If you do your own research on the matter, I'm sure you will confirm my field experience that Mol Sieves (whether 3A or 4A) are a process over-kill when applied to drying Natural Gas. Additionally, they are much more costly for drying Natural Gas to pipeline standards. However, you don't state your scope of work, so I'll assume you are drying the Natural Gas for downstream liquefaction and thus require a product dew point of -100 oF or less. If so, then Mol Sieves is the process of choice.

Another item of practical experience: never take another engineer's advice on which Mol Sieve to employ in your process when you can simply raise the phone and request a free, secure, and expert opinion from the Mol Sieve manufacturer. Some suppliers will even warrant the application. Why you don't do this is beyond my understanding.

What Aspirin writes about may be great Physical Chemistry basics, but the statement that "Sodium and Potassium differ in cation exchange capacity which will affect its usefulness as a catalyst surface" has zero applicability in the Unit Process called Adsorption. Adsorption, as proposed being used in this application, involves the physical surface-binding capability of adsorbents by Van der Waals forces. This physical effect has nothing to do with cation exchange or any catalyst effects at all. The basic adsorbent does not change physically or chemically during the process or adsorption and de-sorption (regeneration).

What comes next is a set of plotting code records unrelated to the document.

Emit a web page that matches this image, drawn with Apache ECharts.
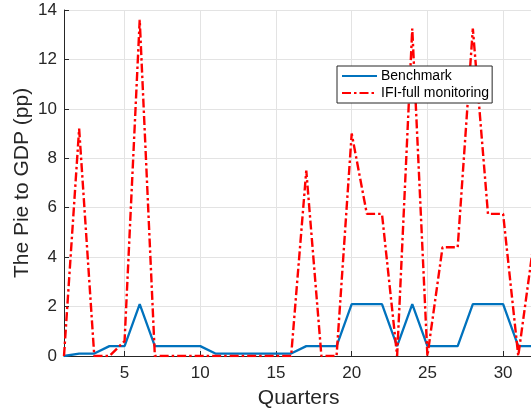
<!DOCTYPE html>
<html>
<head>
<meta charset="utf-8">
<script src="https://cdn.jsdelivr.net/npm/echarts@6/dist/echarts.min.js"></script>
<style>
html,body{margin:0;padding:0;background:#fff;}
#chart{width:531px;height:413px;}
</style>
</head>
<body>
<div id="chart"></div>
<script>
const quarters = [1,2,3,4,5,6,7,8,9,10,11,12,13,14,15,16,17,18,19,20,21,22,23,24,25,26,27,28,29,30,31,32];
const benchmark = [0,0.1,0.1,0.4,0.4,2.1,0.4,0.4,0.4,0.4,0.1,0.1,0.1,0.1,0.1,0.1,0.4,0.4,0.4,2.1,2.1,2.1,0.4,2.1,0.4,0.4,0.4,2.1,2.1,2.1,0.4,0.4];
const ifiFull = [0,9.2,0,0,0.6,13.6,0,0,0,0,0,0,0,0,0,0,7.5,0,0,9.0,5.75,5.75,0,13.25,0,4.4,4.4,13.25,5.75,5.75,0,4.5];
const xTicks = [5,10,15,20,25,30];
const yTicks = [0,2,4,6,8,10,12,14];
const seriesNames = ['Benchmark','IFI-full monitoring'];

const chart = echarts.init(document.getElementById('chart'), null, {renderer:'canvas'});
const font = 'Liberation Sans, Arial, Helvetica, sans-serif';
const axisColor = '#262626';
const gridColor = '#e3e3e3';
chart.setOption({
  animation:false,
  backgroundColor:'#fff',
  grid:{left:64, top:10, right:-2.4, bottom:57, containLabel:false, outerBoundsMode:'none'},
  legend:{
    orient:'vertical', left:337, top:66,
    padding:[3,3,3,4], itemGap:3, itemWidth:35, itemHeight:14,
    borderColor:'#262626', borderWidth:1, backgroundColor:'#fff',
    itemStyle:{color:'rgba(0,0,0,0)', borderColor:'rgba(0,0,0,0)', borderWidth:0, opacity:0},
    textStyle:{fontFamily:font, fontSize:14, color:'#000', padding:[0,0,0,-1]},
    data:seriesNames
  },
  xAxis:{
    type:'value', min:1, max:32,
    name:'Quarters', nameLocation:'middle', nameGap:32, nameMoveOverlap:false,
    nameTextStyle:{fontFamily:font, fontSize:21, color:axisColor},
    axisLine:{show:true, lineStyle:{color:axisColor, width:1}},
    axisTick:{show:true, inside:true, length:5, customValues:xTicks, lineStyle:{color:axisColor}},
    axisLabel:{customValues:xTicks, fontFamily:font, fontSize:17, color:axisColor, margin:9},
    splitLine:{show:true, lineStyle:{color:gridColor, width:1}}
  },
  yAxis:{
    type:'value', min:0, max:14, interval:2,
    name:'The Pie to GDP (pp)', nameLocation:'middle', nameGap:31, nameMoveOverlap:false,
    nameTextStyle:{fontFamily:font, fontSize:21, color:axisColor},
    axisLine:{show:true, lineStyle:{color:axisColor, width:1}},
    axisTick:{show:true, inside:true, length:5, lineStyle:{color:axisColor}},
    axisLabel:{fontFamily:font, fontSize:17, color:axisColor, margin:7},
    splitLine:{show:true, lineStyle:{color:gridColor, width:1}}
  },
  series:[
    {
      name:seriesNames[0], type:'line', symbol:'none', showSymbol:false,
      data:quarters.map((q,i)=>[q,benchmark[i]]),
      lineStyle:{color:'#0072BD', width:2.3},
      itemStyle:{color:'#0072BD'}
    },
    {
      name:seriesNames[1], type:'line', symbol:'none', showSymbol:false,
      data:quarters.map((q,i)=>[q,ifiFull[i]]),
      lineStyle:{color:'#FF0000', width:2.4, type:[9,3,2.5,3]},
      itemStyle:{color:'#FF0000'}
    }
  ]
});
</script>
</body>
</html>
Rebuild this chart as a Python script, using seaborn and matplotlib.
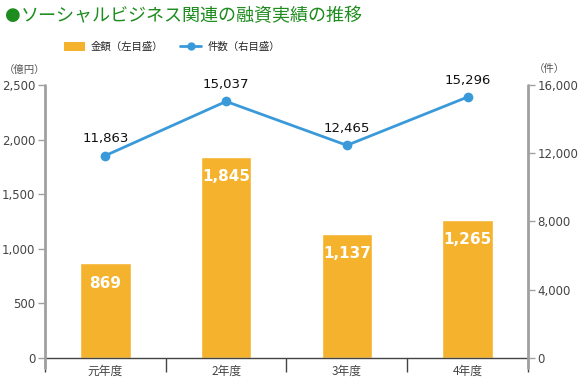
import matplotlib
matplotlib.use("Agg")
import matplotlib.pyplot as plt
import seaborn as sns
import pandas as pd
from matplotlib.lines import Line2D
from matplotlib.patches import Patch
from matplotlib.ticker import FuncFormatter, FixedLocator

categories = ["元年度", "2年度", "3年度", "4年度"]
amounts = [869, 1845, 1137, 1265]          # 金額 (億円)
counts = [11863, 15037, 12465, 15296]      # 件数
left_ticks = [0, 500, 1000, 1500, 2000, 2500]
right_ticks = [0, 4000, 8000, 12000, 16000]

sns.set_theme(style="white")
plt.rcParams['font.family'] = ['DejaVu Sans', 'Noto Sans CJK JP']
JP = ['Noto Sans CJK JP', 'DejaVu Sans']

BAR = "#F5B32D"
LINE = "#3A9AD9"
AXGRAY = "#A0A0A0"
TXT = "#444444"

df = pd.DataFrame({"cat": categories, "amount": amounts, "count": counts, "pos": range(4)})

fig = plt.figure(figsize=(5.85, 3.86), dpi=100)
ax = fig.add_axes([45/585, 1-358/386, (528-45)/585, (358-85)/386])
sns.barplot(data=df, x="cat", y="amount", color=BAR, width=0.42, ax=ax, saturation=1)
ax.set_xlim(-0.5, 3.5)
ax.set_ylim(0, 2500)
ax.set_xlabel("")
ax.set_ylabel("")

ax2 = ax.twinx()
sns.lineplot(data=df, x="pos", y="count", color=LINE, lw=2, marker="o",
             markersize=7, markeredgewidth=0, ax=ax2)
ax2.set_ylim(0, 16000)
ax2.set_xlim(-0.5, 3.5)
ax2.set_ylabel("")
ax2.set_xlabel("")

fmt = FuncFormatter(lambda v, p: f"{int(v):,}")
ax.yaxis.set_major_locator(FixedLocator(left_ticks))
ax.yaxis.set_major_formatter(fmt)
ax2.yaxis.set_major_locator(FixedLocator(right_ticks))
ax2.yaxis.set_major_formatter(fmt)

for a in (ax, ax2):
    for s in a.spines.values():
        s.set_visible(False)
    a.grid(False)

ax.tick_params(axis="y", direction="out", length=5, width=1, color=AXGRAY,
               labelsize=8.5, labelcolor=TXT, pad=2, left=True)
ax2.tick_params(axis="y", direction="out", length=5, width=1, color=AXGRAY,
                labelsize=8.5, labelcolor=TXT, pad=2, right=True)

# x axis: labels at categories, tick marks at boundaries
ax.set_xticks(range(4))
ax.set_xticklabels(categories, family=JP)
ax.tick_params(axis="x", which="major", length=0, labelsize=8.5, labelcolor=TXT, pad=5)
ax.set_xticks([-0.5, 0.5, 1.5, 2.5, 3.5], minor=True)
ax.tick_params(axis="x", which="minor", direction="out", length=10, width=1,
               color="#444444", bottom=True)
ax2.tick_params(axis="x", which="both", bottom=False, labelbottom=False)

# baseline and vertical axis lines
ax.spines["bottom"].set_visible(True)
ax.spines["bottom"].set_color("#444444")
ax.spines["bottom"].set_linewidth(1)
for xa in (0, 1):
    ax.add_line(Line2D([xa, xa], [-10/273, 1.0], transform=ax.transAxes,
                       color=AXGRAY, lw=2, clip_on=False, zorder=5))

# bar labels
for i, v in enumerate(amounts):
    ax.annotate(f"{v:,}", (i, v), xytext=(0, -20), textcoords="offset pixels",
                ha="center", va="center", color="white", fontsize=11, fontweight="bold")
# line labels
for i, v in enumerate(counts):
    ax2.annotate(f"{v:,}", (i, v), xytext=(0, 17), textcoords="offset pixels",
                 ha="center", va="center", color="#111111", fontsize=9.5)

# title
fig.text(5/585, 1-15/386, "●", color="#1E8C1E", fontsize=13, ha="left", va="center",
         family=['DejaVu Sans'])
fig.text(21/585, 1-16/386, "ソーシャルビジネス関連の融資実績の推移", color="#1E8C1E",
         fontsize=13, ha="left", va="center", family=JP)

# unit labels
fig.text(25/585, 1-70/386, "（億円）", fontsize=7.5, color="#555555", ha="center", va="center",
         family=JP)
fig.text(549/585, 1-69/386, "（件）", fontsize=7.5, color="#555555", ha="center", va="center",
         family=JP)

# legend
handles = [Patch(facecolor=BAR, edgecolor="none", label="金額（左目盛）"),
           Line2D([0], [0], color=LINE, lw=2, marker="o", markersize=6, markeredgewidth=0,
                  label="件数（右目盛）")]
fig.legend(handles=handles, loc="center", bbox_to_anchor=(172/585, 1-47/386), ncol=2,
           frameon=False, prop={"family": JP, "size": 7.5},
           handlelength=2.0, handleheight=0.9, columnspacing=1.6, handletextpad=0.6)

fig.savefig("out.png", dpi=100)
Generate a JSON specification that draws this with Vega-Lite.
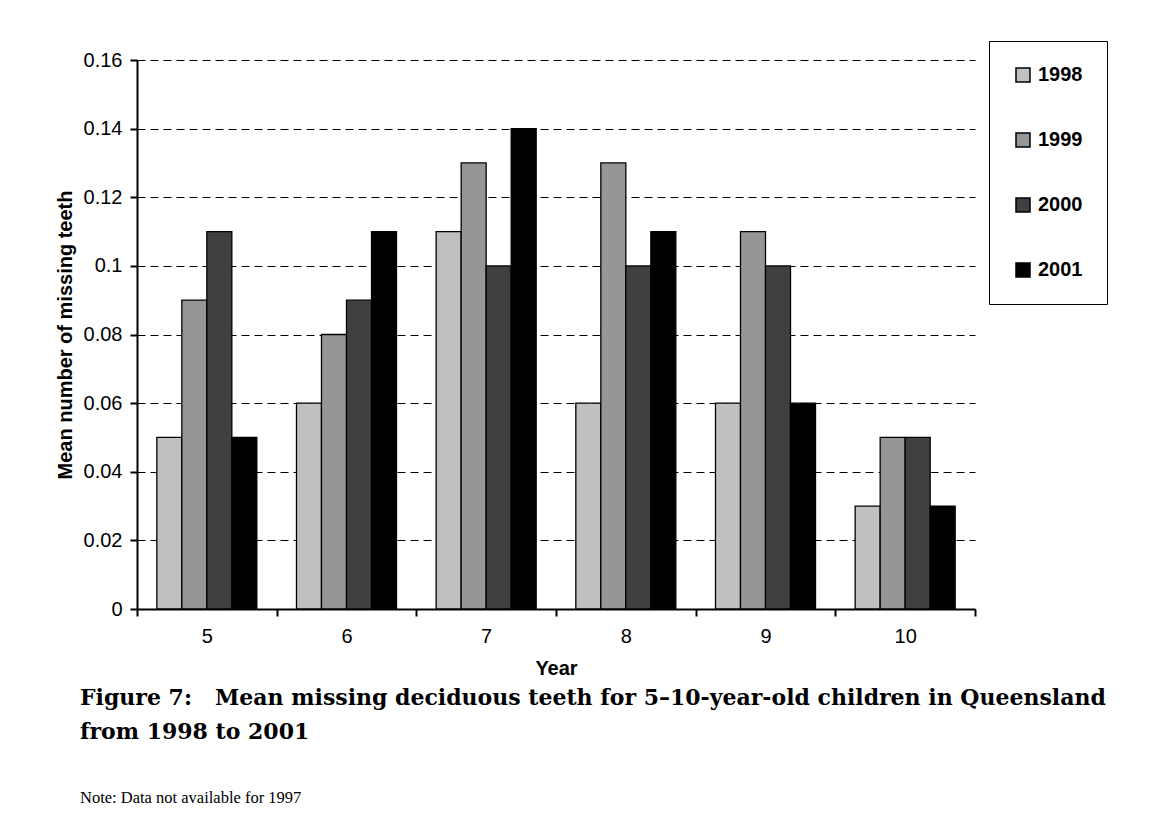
{
  "$schema": "https://vega.github.io/schema/vega-lite/v6.json",
  "width": 838,
  "height": 549,
  "autosize": {"type": "none"},
  "padding": {"left": 137, "top": 60, "right": 175, "bottom": 226},
  "background": "white",
  "data": {
    "values": [
      {"age": 5, "year": "1998", "value": 0.05},
      {"age": 5, "year": "1999", "value": 0.09},
      {"age": 5, "year": "2000", "value": 0.11},
      {"age": 5, "year": "2001", "value": 0.05},
      {"age": 6, "year": "1998", "value": 0.06},
      {"age": 6, "year": "1999", "value": 0.08},
      {"age": 6, "year": "2000", "value": 0.09},
      {"age": 6, "year": "2001", "value": 0.11},
      {"age": 7, "year": "1998", "value": 0.11},
      {"age": 7, "year": "1999", "value": 0.13},
      {"age": 7, "year": "2000", "value": 0.10},
      {"age": 7, "year": "2001", "value": 0.14},
      {"age": 8, "year": "1998", "value": 0.06},
      {"age": 8, "year": "1999", "value": 0.13},
      {"age": 8, "year": "2000", "value": 0.10},
      {"age": 8, "year": "2001", "value": 0.11},
      {"age": 9, "year": "1998", "value": 0.06},
      {"age": 9, "year": "1999", "value": 0.11},
      {"age": 9, "year": "2000", "value": 0.10},
      {"age": 9, "year": "2001", "value": 0.06},
      {"age": 10, "year": "1998", "value": 0.03},
      {"age": 10, "year": "1999", "value": 0.05},
      {"age": 10, "year": "2000", "value": 0.05},
      {"age": 10, "year": "2001", "value": 0.03}
    ]
  },
  "config": {
    "view": {"stroke": null},
    "axis": {
      "labelFont": "Liberation Sans",
      "labelFontSize": 20,
      "labelColor": "black",
      "titleFont": "Liberation Sans",
      "titleFontSize": 20,
      "titleFontWeight": "bold",
      "titleColor": "black",
      "domainColor": "black",
      "domainWidth": 2,
      "tickColor": "black",
      "tickWidth": 2,
      "tickSize": 7
    }
  },
  "mark": {"type": "bar", "stroke": "black", "strokeWidth": 1.3},
  "encoding": {
    "x": {
      "field": "age",
      "type": "ordinal",
      "sort": [5, 6, 7, 8, 9, 10],
      "scale": {"paddingInner": 0, "paddingOuter": 0},
      "axis": {
        "title": "Year",
        "labelAngle": 0,
        "tickBand": "extent",
        "labelPadding": 10,
        "titlePadding": 12
      }
    },
    "xOffset": {
      "field": "year",
      "type": "nominal",
      "sort": ["1998", "1999", "2000", "2001"],
      "scale": {"paddingInner": 0, "paddingOuter": 0.793}
    },
    "y": {
      "field": "value",
      "type": "quantitative",
      "scale": {"domain": [0, 0.16], "nice": false},
      "axis": {
        "title": "Mean number of missing teeth",
        "values": [0, 0.02, 0.04, 0.06, 0.08, 0.1, 0.12, 0.14, 0.16],
        "format": "~g",
        "grid": true,
        "gridColor": "black",
        "gridDash": [8, 5],
        "gridWidth": 1,
        "labelPadding": 8,
        "titlePadding": 8
      }
    },
    "fill": {
      "field": "year",
      "type": "nominal",
      "scale": {
        "domain": ["1998", "1999", "2000", "2001"],
        "range": ["#c0c0c0", "#969696", "#404040", "#000000"]
      },
      "legend": {
        "orient": "none",
        "legendX": 852,
        "legendY": -19,
        "title": null,
        "strokeColor": "black",
        "fillColor": "white",
        "padding": 24,
        "rowPadding": 45,
        "symbolType": "square",
        "symbolSize": 196,
        "symbolStrokeColor": "black",
        "symbolStrokeWidth": 1.5,
        "labelFont": "Liberation Sans",
        "labelFontSize": 20,
        "labelFontWeight": "bold",
        "labelColor": "black",
        "labelOffset": 5
      }
    }
  },
  "title": {
    "text": ["Figure 7:\u00a0\u00a0\u00a0Mean missing deciduous teeth for 5–10-year-old children in Queensland", "from 1998 to 2001"],
    "subtitle": "Note: Data not available for 1997",
    "orient": "bottom",
    "anchor": "start",
    "frame": "group",
    "font": "DejaVu Serif",
    "fontSize": 22,
    "fontWeight": "bold",
    "lineHeight": 34,
    "color": "black",
    "subtitleFont": "Liberation Serif",
    "subtitleFontSize": 16.5,
    "subtitleColor": "black",
    "subtitlePadding": 46,
    "offset": 10,
    "dx": -57
  }
}
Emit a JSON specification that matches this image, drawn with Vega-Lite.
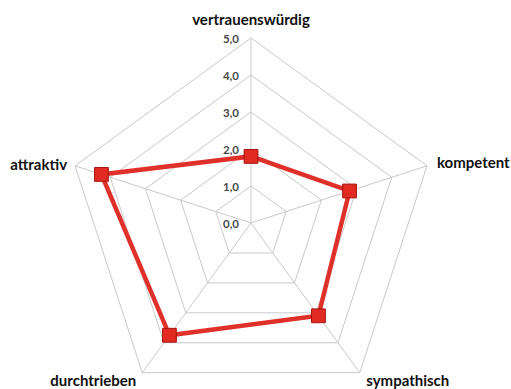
{
  "$schema": "https://vega.github.io/schema/vega-lite/v6.json",
  "width": 511,
  "height": 389,
  "padding": 0,
  "autosize": {"type": "none"},
  "background": "white",
  "config": {"view": {"stroke": null}},
  "datasets": {
    "scores": [
      {"Merkmal": "vertrauenswürdig", "idx": 0, "Wert": 1.8},
      {"Merkmal": "kompetent", "idx": 1, "Wert": 2.8},
      {"Merkmal": "sympathisch", "idx": 2, "Wert": 3.1},
      {"Merkmal": "durchtrieben", "idx": 3, "Wert": 3.75},
      {"Merkmal": "attraktiv", "idx": 4, "Wert": 4.25}
    ],
    "grid": [
      {"level": 1, "idx": 0}, {"level": 1, "idx": 1}, {"level": 1, "idx": 2}, {"level": 1, "idx": 3}, {"level": 1, "idx": 4},
      {"level": 2, "idx": 0}, {"level": 2, "idx": 1}, {"level": 2, "idx": 2}, {"level": 2, "idx": 3}, {"level": 2, "idx": 4},
      {"level": 3, "idx": 0}, {"level": 3, "idx": 1}, {"level": 3, "idx": 2}, {"level": 3, "idx": 3}, {"level": 3, "idx": 4},
      {"level": 4, "idx": 0}, {"level": 4, "idx": 1}, {"level": 4, "idx": 2}, {"level": 4, "idx": 3}, {"level": 4, "idx": 4},
      {"level": 5, "idx": 0}, {"level": 5, "idx": 1}, {"level": 5, "idx": 2}, {"level": 5, "idx": 3}, {"level": 5, "idx": 4}
    ],
    "ticks": [
      {"level": 0, "label": "0,0"},
      {"level": 1, "label": "1,0"},
      {"level": 2, "label": "2,0"},
      {"level": 3, "label": "3,0"},
      {"level": 4, "label": "4,0"},
      {"level": 5, "label": "5,0"}
    ]
  },
  "encoding": {
    "x": {"field": "x", "type": "quantitative", "axis": null, "scale": {"domain": [-6.784, 7.027], "nice": false, "zero": false}},
    "y": {"field": "y", "type": "quantitative", "axis": null, "scale": {"domain": [-4.486, 6.027], "nice": false, "zero": false}}
  },
  "layer": [
    {
      "data": {"name": "grid"},
      "transform": [
        {"calculate": "datum.idx * 2 * PI / 5", "as": "a1"},
        {"calculate": "(datum.idx + 1) * 2 * PI / 5", "as": "a2"},
        {"calculate": "datum.level * sin(datum.a1)", "as": "x"},
        {"calculate": "datum.level * cos(datum.a1)", "as": "y"},
        {"calculate": "datum.level * sin(datum.a2)", "as": "x2"},
        {"calculate": "datum.level * cos(datum.a2)", "as": "y2"}
      ],
      "mark": {"type": "rule", "stroke": "#c9c9c9", "strokeWidth": 1},
      "encoding": {"x2": {"field": "x2"}, "y2": {"field": "y2"}}
    },
    {
      "data": {"name": "scores"},
      "transform": [
        {"calculate": "datum.idx * 2 * PI / 5", "as": "a"},
        {"calculate": "5 * sin(datum.a)", "as": "x"},
        {"calculate": "5 * cos(datum.a)", "as": "y"}
      ],
      "mark": {"type": "rule", "stroke": "#c9c9c9", "strokeWidth": 1},
      "encoding": {"x2": {"datum": 0}, "y2": {"datum": 0}}
    },
    {
      "data": {"name": "ticks"},
      "transform": [
        {"calculate": "0", "as": "x"},
        {"calculate": "datum.level", "as": "y"}
      ],
      "mark": {"type": "text", "align": "right", "baseline": "middle", "dx": -12, "dy": 2, "font": "Lato", "fontWeight": "bold", "fontSize": 11.5, "fill": "#4a4a4a"},
      "encoding": {"text": {"field": "label"}}
    },
    {
      "data": {"name": "scores"},
      "transform": [
        {"calculate": "datum.idx * 2 * PI / 5", "as": "a"},
        {"calculate": "datum.Wert * sin(datum.a)", "as": "x"},
        {"calculate": "datum.Wert * cos(datum.a)", "as": "y"}
      ],
      "layer": [
        {
          "mark": {"type": "line", "interpolate": "linear-closed", "stroke": "#e0302a", "strokeWidth": 4.5},
          "encoding": {"order": {"field": "idx", "type": "quantitative"}}
        },
        {
          "mark": {"type": "point", "shape": "square", "filled": true, "size": 190, "fill": "#e02a22", "stroke": "#a51510", "strokeWidth": 1, "opacity": 1},
          "encoding": {}
        }
      ]
    },
    {
      "data": {"name": "scores"},
      "transform": [
        {"calculate": "datum.idx * 2 * PI / 5", "as": "a"},
        {"calculate": "5 * sin(datum.a)", "as": "x"},
        {"calculate": "5 * cos(datum.a)", "as": "y"}
      ],
      "layer": [
        {
          "transform": [{"filter": "datum.idx == 0"}],
          "mark": {"type": "text", "align": "center", "baseline": "middle", "dy": -18, "font": "Lato", "fontWeight": "bold", "fontSize": 15, "fill": "#111111"},
          "encoding": {"text": {"field": "Merkmal"}}
        },
        {
          "transform": [{"filter": "datum.idx == 1"}],
          "mark": {"type": "text", "align": "left", "baseline": "middle", "dx": 10, "dy": -3, "font": "Lato", "fontWeight": "bold", "fontSize": 15, "fill": "#111111"},
          "encoding": {"text": {"field": "Merkmal"}}
        },
        {
          "transform": [{"filter": "datum.idx == 2"}],
          "mark": {"type": "text", "align": "center", "baseline": "middle", "dx": 48, "dy": 8, "font": "Lato", "fontWeight": "bold", "fontSize": 15, "fill": "#111111"},
          "encoding": {"text": {"field": "Merkmal"}}
        },
        {
          "transform": [{"filter": "datum.idx == 3"}],
          "mark": {"type": "text", "align": "center", "baseline": "middle", "dx": -49, "dy": 8, "font": "Lato", "fontWeight": "bold", "fontSize": 15, "fill": "#111111"},
          "encoding": {"text": {"field": "Merkmal"}}
        },
        {
          "transform": [{"filter": "datum.idx == 4"}],
          "mark": {"type": "text", "align": "right", "baseline": "middle", "dx": -8, "dy": -1, "font": "Lato", "fontWeight": "bold", "fontSize": 15, "fill": "#111111"},
          "encoding": {"text": {"field": "Merkmal"}}
        }
      ]
    }
  ]
}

That's why I stand by my firm recommendation to always refer to the real "experts" in the matter: the manufacturer of the adsorbent(s).


Art Montemayor
Spring, TX
 
Here's what most of the manufacturers will tell you, if the sieves are upstream of an NGL plant: The 3A will not adsorb as much propane and heavier and those molecules will be reovered in the plant. They wat to sell what is best for them too.

If you regenerate with inlet gas, propane and heavier loss is not an issue. The amount lost using residue gas will not be great enough to offset the higher cost of the 3A. So take the vendors recommendations and do your own lost revenue analysis.